Allows gross income tax credit for portion of certain child care expenses.
Impact
The implementation of this bill is likely to have a significant positive impact on state laws regarding financial support for child care. By allowing a refundable tax credit for low-income families earning less than $25,000, A2720 addresses a critical need for greater accessibility to quality child care services. For higher-income families, the credit is non-refundable but can be carried over for future tax years, providing continued support for those who may not qualify for immediate benefit but still face considerable child care costs.
Summary
Assembly Bill A2720 proposes a gross income tax credit for expenses incurred by taxpayers for child care services at licensed centers. The bill outlines that taxpayers can receive a credit based on the age of the children in care and the star rating of the child care center, as determined by the Grow NJ Kids initiative. Specifically, the credit is set at 15% for three-star rated centers, 17.5% for four-star, and 20% for five-star centers for children under six years.
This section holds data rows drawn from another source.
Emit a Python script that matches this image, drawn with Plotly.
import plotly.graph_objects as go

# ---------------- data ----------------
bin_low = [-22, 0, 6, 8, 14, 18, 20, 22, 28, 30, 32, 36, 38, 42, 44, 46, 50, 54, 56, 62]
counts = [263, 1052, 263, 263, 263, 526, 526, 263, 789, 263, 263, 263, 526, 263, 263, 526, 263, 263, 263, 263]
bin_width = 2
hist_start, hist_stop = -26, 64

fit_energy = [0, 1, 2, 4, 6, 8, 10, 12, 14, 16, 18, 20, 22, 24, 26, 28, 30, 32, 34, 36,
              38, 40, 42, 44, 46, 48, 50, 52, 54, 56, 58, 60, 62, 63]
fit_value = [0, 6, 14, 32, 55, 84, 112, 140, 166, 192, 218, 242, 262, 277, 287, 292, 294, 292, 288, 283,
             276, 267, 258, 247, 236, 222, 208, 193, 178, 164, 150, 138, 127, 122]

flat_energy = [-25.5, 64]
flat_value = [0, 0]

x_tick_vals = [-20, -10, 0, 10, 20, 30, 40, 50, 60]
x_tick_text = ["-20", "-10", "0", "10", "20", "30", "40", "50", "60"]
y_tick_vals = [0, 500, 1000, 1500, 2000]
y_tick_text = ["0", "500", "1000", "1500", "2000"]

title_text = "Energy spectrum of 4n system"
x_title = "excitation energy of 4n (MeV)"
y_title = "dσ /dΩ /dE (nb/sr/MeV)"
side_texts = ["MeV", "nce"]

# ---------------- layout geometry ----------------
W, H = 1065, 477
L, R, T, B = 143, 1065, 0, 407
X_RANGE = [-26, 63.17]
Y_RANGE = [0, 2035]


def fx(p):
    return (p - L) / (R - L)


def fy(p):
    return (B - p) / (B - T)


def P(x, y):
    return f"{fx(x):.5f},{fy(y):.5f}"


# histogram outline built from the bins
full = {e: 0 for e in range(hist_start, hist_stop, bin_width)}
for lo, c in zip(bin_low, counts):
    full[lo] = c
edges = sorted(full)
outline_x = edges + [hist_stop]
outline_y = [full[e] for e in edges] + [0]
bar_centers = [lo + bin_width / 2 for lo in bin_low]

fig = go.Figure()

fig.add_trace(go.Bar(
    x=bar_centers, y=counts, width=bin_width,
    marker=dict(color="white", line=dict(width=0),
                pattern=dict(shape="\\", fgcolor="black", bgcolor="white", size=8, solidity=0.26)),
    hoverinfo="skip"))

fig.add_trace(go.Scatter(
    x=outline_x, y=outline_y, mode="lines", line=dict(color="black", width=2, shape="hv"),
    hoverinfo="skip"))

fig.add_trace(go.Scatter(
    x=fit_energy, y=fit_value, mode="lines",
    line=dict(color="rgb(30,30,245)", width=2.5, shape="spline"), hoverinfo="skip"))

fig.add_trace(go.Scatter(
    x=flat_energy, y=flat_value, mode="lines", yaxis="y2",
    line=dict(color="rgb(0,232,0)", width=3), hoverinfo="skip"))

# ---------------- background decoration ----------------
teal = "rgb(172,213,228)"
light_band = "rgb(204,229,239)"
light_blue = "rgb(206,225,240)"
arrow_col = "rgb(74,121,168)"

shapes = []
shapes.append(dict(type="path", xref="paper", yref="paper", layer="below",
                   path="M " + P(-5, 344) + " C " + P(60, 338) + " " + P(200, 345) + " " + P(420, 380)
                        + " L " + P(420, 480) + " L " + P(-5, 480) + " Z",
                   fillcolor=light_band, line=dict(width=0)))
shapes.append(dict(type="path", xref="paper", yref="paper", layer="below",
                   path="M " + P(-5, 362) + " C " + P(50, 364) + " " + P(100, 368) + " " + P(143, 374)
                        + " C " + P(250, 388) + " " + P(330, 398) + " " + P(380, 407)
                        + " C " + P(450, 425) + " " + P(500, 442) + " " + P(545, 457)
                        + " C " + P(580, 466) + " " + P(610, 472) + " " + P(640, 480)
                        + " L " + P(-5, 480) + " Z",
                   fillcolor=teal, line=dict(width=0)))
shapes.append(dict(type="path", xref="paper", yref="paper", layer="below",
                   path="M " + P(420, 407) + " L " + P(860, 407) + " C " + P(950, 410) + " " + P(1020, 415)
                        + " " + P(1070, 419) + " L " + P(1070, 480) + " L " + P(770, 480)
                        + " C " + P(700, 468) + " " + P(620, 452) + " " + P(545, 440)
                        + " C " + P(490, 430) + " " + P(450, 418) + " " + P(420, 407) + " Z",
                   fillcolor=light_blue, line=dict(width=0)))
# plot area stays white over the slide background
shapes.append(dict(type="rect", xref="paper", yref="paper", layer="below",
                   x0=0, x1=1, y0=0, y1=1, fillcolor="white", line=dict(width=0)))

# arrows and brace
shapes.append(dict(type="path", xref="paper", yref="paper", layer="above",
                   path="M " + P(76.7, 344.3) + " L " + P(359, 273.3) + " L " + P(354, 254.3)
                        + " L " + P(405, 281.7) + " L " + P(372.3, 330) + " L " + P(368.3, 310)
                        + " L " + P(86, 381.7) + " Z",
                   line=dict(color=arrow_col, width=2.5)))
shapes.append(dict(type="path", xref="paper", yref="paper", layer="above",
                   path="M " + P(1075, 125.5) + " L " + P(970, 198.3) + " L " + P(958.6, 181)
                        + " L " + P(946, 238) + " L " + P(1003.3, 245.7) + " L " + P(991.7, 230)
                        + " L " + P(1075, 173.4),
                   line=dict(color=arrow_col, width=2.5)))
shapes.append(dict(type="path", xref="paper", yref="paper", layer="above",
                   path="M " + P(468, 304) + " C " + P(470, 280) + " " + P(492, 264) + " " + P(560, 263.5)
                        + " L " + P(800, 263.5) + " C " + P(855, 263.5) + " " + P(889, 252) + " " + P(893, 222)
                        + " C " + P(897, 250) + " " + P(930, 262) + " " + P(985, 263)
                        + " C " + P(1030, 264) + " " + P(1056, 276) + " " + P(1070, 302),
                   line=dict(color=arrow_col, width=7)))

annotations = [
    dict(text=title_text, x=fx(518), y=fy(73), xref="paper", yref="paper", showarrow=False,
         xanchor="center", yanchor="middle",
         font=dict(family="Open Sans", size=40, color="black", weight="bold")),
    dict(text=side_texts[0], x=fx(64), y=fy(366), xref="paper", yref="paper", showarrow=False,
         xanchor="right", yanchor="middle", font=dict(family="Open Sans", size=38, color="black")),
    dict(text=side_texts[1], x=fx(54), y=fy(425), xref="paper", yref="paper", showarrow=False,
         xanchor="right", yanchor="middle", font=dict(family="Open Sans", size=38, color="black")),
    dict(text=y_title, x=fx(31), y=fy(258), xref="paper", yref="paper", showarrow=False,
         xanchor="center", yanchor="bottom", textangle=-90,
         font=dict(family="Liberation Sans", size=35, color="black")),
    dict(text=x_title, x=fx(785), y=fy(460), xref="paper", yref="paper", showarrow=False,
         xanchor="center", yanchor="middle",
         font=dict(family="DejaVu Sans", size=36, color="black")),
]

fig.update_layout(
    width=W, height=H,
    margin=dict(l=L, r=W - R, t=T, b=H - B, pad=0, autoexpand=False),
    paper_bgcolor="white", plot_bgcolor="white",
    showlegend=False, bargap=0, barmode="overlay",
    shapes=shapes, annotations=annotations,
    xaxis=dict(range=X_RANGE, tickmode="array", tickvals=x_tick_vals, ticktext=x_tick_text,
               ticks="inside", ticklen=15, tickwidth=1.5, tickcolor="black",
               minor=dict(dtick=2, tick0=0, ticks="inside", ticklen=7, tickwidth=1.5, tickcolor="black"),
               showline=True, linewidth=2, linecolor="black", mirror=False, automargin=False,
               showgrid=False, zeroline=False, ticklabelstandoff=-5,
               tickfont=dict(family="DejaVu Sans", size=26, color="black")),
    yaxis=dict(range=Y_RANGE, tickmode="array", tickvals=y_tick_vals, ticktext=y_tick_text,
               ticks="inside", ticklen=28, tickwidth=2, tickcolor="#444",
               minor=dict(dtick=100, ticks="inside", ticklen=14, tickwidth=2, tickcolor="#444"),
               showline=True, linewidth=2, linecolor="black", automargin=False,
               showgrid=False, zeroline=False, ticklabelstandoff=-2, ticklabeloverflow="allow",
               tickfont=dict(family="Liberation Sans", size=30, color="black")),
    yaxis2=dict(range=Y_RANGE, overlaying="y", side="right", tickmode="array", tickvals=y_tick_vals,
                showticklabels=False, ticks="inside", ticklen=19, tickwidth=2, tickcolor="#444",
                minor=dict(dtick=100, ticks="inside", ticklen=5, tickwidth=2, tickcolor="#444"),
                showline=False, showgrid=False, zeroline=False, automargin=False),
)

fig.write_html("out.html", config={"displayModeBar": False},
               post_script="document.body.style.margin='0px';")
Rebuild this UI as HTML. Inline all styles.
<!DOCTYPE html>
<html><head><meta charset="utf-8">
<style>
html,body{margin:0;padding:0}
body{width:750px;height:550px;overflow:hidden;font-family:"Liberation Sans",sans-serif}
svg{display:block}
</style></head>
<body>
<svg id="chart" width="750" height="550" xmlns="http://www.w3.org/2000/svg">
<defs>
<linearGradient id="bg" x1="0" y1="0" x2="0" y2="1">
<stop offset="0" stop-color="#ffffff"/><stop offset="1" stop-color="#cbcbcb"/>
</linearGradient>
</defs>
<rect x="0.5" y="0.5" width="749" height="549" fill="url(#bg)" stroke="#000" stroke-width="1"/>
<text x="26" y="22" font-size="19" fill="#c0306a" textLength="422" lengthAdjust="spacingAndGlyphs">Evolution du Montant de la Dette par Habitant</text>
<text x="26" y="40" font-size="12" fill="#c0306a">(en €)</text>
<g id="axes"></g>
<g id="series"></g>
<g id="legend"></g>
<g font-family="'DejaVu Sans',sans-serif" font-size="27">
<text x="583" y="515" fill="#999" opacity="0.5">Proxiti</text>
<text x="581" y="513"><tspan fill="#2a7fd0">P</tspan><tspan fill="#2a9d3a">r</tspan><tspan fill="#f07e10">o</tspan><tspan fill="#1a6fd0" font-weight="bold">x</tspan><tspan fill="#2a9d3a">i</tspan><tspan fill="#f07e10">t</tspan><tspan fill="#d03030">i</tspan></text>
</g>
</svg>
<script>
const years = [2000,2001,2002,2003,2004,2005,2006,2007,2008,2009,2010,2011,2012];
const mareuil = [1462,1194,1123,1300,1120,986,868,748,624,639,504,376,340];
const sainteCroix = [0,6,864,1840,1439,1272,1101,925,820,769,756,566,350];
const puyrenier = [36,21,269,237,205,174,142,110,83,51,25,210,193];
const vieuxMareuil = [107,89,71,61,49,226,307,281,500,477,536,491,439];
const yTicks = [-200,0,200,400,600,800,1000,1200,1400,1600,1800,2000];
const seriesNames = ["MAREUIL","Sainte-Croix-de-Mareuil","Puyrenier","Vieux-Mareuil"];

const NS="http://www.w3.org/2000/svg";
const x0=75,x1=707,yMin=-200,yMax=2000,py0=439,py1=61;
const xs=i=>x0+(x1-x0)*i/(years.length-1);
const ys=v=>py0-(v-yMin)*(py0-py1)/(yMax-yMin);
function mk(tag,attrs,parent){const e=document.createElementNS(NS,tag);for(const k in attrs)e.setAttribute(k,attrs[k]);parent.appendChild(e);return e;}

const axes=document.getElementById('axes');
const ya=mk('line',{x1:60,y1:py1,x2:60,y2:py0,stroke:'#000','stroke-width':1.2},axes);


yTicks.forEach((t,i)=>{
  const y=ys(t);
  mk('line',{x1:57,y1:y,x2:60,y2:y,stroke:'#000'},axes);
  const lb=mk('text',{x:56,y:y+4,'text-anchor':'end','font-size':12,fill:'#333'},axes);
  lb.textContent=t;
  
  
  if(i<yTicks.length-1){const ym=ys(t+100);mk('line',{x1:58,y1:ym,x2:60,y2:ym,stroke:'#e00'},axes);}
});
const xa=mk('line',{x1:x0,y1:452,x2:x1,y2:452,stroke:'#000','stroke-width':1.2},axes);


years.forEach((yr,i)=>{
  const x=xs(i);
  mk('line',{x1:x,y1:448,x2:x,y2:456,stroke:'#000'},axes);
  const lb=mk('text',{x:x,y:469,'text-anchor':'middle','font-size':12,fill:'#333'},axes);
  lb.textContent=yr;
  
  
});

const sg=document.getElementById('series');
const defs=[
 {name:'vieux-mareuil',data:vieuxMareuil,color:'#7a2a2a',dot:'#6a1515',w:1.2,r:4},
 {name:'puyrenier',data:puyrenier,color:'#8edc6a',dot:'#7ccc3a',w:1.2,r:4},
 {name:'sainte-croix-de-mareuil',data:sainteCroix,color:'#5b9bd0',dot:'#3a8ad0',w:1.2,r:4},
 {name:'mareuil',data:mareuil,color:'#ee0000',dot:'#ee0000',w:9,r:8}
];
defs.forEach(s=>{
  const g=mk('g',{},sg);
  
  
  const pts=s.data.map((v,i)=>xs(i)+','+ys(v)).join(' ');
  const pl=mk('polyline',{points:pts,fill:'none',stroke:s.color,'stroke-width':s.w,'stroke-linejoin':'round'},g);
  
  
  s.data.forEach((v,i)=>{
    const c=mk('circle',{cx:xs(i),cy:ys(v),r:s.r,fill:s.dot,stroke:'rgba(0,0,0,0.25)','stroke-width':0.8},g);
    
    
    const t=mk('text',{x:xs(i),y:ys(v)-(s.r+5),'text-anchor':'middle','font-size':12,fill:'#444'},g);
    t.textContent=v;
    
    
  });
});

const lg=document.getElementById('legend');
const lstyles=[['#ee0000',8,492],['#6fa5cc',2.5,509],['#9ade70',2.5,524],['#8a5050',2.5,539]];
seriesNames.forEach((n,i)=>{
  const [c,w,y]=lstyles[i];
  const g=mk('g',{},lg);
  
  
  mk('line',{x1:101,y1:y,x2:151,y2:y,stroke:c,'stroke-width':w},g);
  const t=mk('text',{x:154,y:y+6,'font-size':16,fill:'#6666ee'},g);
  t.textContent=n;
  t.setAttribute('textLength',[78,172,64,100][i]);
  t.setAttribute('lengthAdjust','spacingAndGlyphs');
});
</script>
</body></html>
This approach aims to provide financial relief to families with young children, incentivizing them to utilize high-quality child care services.
Contention
Notably, the bill stipulates that the newly introduced credit cannot be claimed in conjunction with New Jersey's existing child and dependent care credit, which adds complexity to its adoption. This provision may lead to debate among legislators and advocacy groups regarding whether families will benefit more from the new credit or existing programs. Concerns may also arise surrounding the revenue implications for the state as a result of the credit, particularly with regard to funding for other child development initiatives.